L'horror come romanzo di formazione

In fondo, l'universo di Stephen King è di quelli condivisi: un mondo dove il male esiste e ragiona in contrasto rispetto al bene (e l'esempio di uno dei suoi migliori romanzi, The Outsider, è palese in tal senso). La dimensione provinciale (il suo Maine a fare da sfondo) che amplifica e contraddistingue l'incomunicabilità generazionale (e il ruolo dei genitori che si assottiglia), il timore del confronto, poi tradotto seguendo gli stilemi di una scrittura che punta alla paura come elemento fondante e non accessorio.

It: Tim Curry in un'immagine della serie tv del 1990
It: Tim Curry in un'immagine della serie tv del 1990

Ed è ciò che poi avviene in The Monkey: Perkins sceglie una chiave quasi comica per leggere Stephen King - e l'horror in generale - partendo però dal passato di due fratelli gemelli segnati da una scimmia malefica che, una volta suonato il suo tamburo, ci avvicina sempre più verso l'apocalisse. Il giocattolo, quindi, diventa un oggetto archetipico capace di tramandare il terrore, e non solo un oggetto capace di riaccendere i ricordi più belli. Un gioco di forti contrasti e forti echi, ben agganciato alla poetica dei migliori horror generazionali.

The Monkey: la paura come eredità

Che poi, a pensarci bene, è tutta una questione di eredità.

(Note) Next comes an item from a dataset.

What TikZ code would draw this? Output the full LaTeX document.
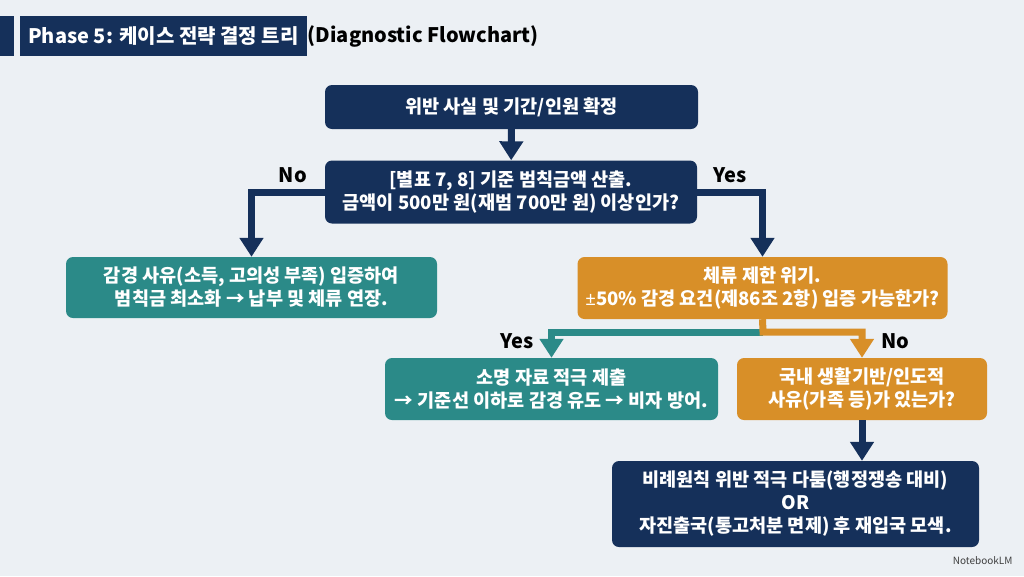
\documentclass[tikz,border=0pt]{standalone}
\usepackage{fontspec}
\setmainfont{Noto Sans CJK KR}
\newfontfamily\latinfont{Noto Sans}
\usetikzlibrary{arrows.meta,positioning}

\definecolor{navy}{HTML}{15305A}
\definecolor{tealbox}{HTML}{2B8A88}
\definecolor{goldbox}{HTML}{D88F28}
\definecolor{paper}{HTML}{ECF0F4}

\tikzset{
  box/.style={rounded corners=7pt, text=white, align=center, inner sep=0pt,
    font=\fontsize{18.6}{23}\selectfont\bfseries},
  navybox/.style={box, fill=navy},
  tealnode/.style={box, fill=tealbox},
  goldnode/.style={box, fill=goldbox},
  flow/.style={line width=7pt, -{Triangle[width=23pt,length=19pt]}},
  answer/.style={font=\fontsize{20}{22}\selectfont\bfseries, text=black},
}

\begin{document}
\begin{tikzpicture}[x=1pt,y=-1pt]
  \fill[paper] (0,0) rectangle (1024,576);
  \useasboundingbox (0,0) rectangle (1024,576);

  % title
  \fill[navy] (0,16) rectangle (14,56);
  \node[fill=navy, text=white, anchor=west, minimum height=40pt, inner sep=8pt,
    font=\fontsize{20}{24}\selectfont\bfseries] (title) at (20,36)
    {Phase 5: 케이스 전략 결정 트리};
  \node[anchor=west, inner sep=1pt, font=\fontsize{20}{24}\selectfont\bfseries]
    (subtitle) at (title.east) {(Diagnostic Flowchart)};

  % boxes
  \node[navybox, minimum width=373pt, minimum height=44pt] (fact) at (511.5,107)
    {위반 사실 및 기간/인원 확정};
  \node[navybox, minimum width=372pt, minimum height=63pt] (calc) at (511,192)
    {[별표 7, 8] 기준 범칙금액 산출.\\금액이 500만 원(재범 700만 원) 이상인가?};
  \node[tealnode, minimum width=371pt, minimum height=61pt] (reduce) at (251.5,287.5)
    {감경 사유(소득, 고의성 부족) 입증하여\\범칙금 최소화 → 납부 및 체류 연장.};
  \node[goldnode, minimum width=370pt, minimum height=62pt] (risk) at (762.5,288)
    {체류 제한 위기.\\{\latinfont ±}50\% 감경 요건(제86조 2항) 입증 가능한가?};
  \node[tealnode, minimum width=333pt, minimum height=62pt] (submit) at (551.5,389)
    {소명 자료 적극 제출\\→ 기준선 이하로 감경 유도 → 비자 방어.};
  \node[goldnode, minimum width=250pt, minimum height=62pt] (human) at (862,389)
    {국내 생활기반/인도적\\사유(가족 등)가 있는가?};
  \node[navybox, minimum width=367pt, minimum height=86pt] (fight) at (795.5,504)
    {비례원칙 위반 적극 다툼(행정쟁송 대비)\\OR\\자진출국(통고처분 면제) 후 재입국 모색.};

  % connectors
  \draw[flow, navy] (fact) -- (calc);
  \draw[flow, navy] (calc.west) -| (reduce.north);
  \draw[flow, navy] (calc.east) -| (risk.north);
  \coordinate (split) at (763,332);
  \draw[flow, tealbox] (split) -| (submit.north);
  \draw[flow, goldbox] (risk.south) -- (split) -| (human.north);
  \draw[flow, navy] (human.south) -- (human.south |- fight.north);

  % answers
  \node[answer] (no1) at (293,175) {No};
  \node[answer] (yes1) at (730,175) {Yes};
  \node[answer] (yes2) at (517,341) {Yes};
  \node[answer] (no2) at (895,341) {No};

  \node[anchor=east, text=black!75, font=\fontsize{10}{11}\selectfont]
    (mark) at (1016,561) {NotebookLM};
\end{tikzpicture}
\end{document}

Il club dei perdenti di IT ha ereditato il peso specifico di un male iconografico (il pagliaccio, figura controversa e bipolare), portandosi dietro un'ineluttabile sensazione mortifera - da cui si libereranno solo dopo anni, e solo dopo aver guardato in faccia la paura -, mentre i gemelli Shelburn di The Monkey si rimpallano, fin dalla placenta, una strisciante incomprensione mista a intolleranza (soprattutto Bill, che bullizza ed emargina Hal) somigliante a rivalità. Diversi tra loro, affronteranno la crescita separandosi da loro stessi, azzerando ogni tipo di emozione e, soprattutto, provando a sfuggire al tamburo della scimmia demoniaca (piccola curiosità: nella storia di King ci sono i piatti).

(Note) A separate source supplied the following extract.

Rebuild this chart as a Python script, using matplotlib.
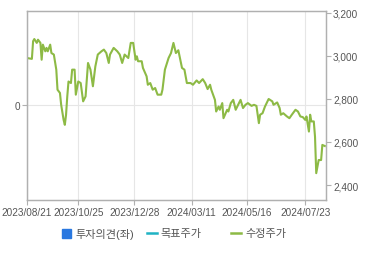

Come detto, è una questione di formazione: ogni horror che gioca con l'infanzia è, in altre letture, un coming-of-age dai tratti disfunzionali. In fondo l'horror è tra i generi più malleabili di tutti, perfetto per adattarsi a ogni tono o situazione (e Osgood Perkins, per certi versi, sceglie la via della comicità beffarda, tout court), prestandosi a diverse letture e allegorie. Basti pensare anche a Babadook di Jennifer Kent (reputato da King un capolavoro), basato sulla simbologia dell'uomo nero, o allo sperimentale Skinamarink di Kyle Edward Ball, basato sulle suggestioni visive di un bambino tra le stanze di una casa oscura: la favola nera destrutturata secondo uno sguardo capace di portare ad un'accettazione di sé, che non può non passare attraverso un trauma. Per questo, al pari di altri grandi autori formativi, la poetica di Stephen King potrebbe essere - se non obbligatoria - almeno consigliabile come lettura scolastica.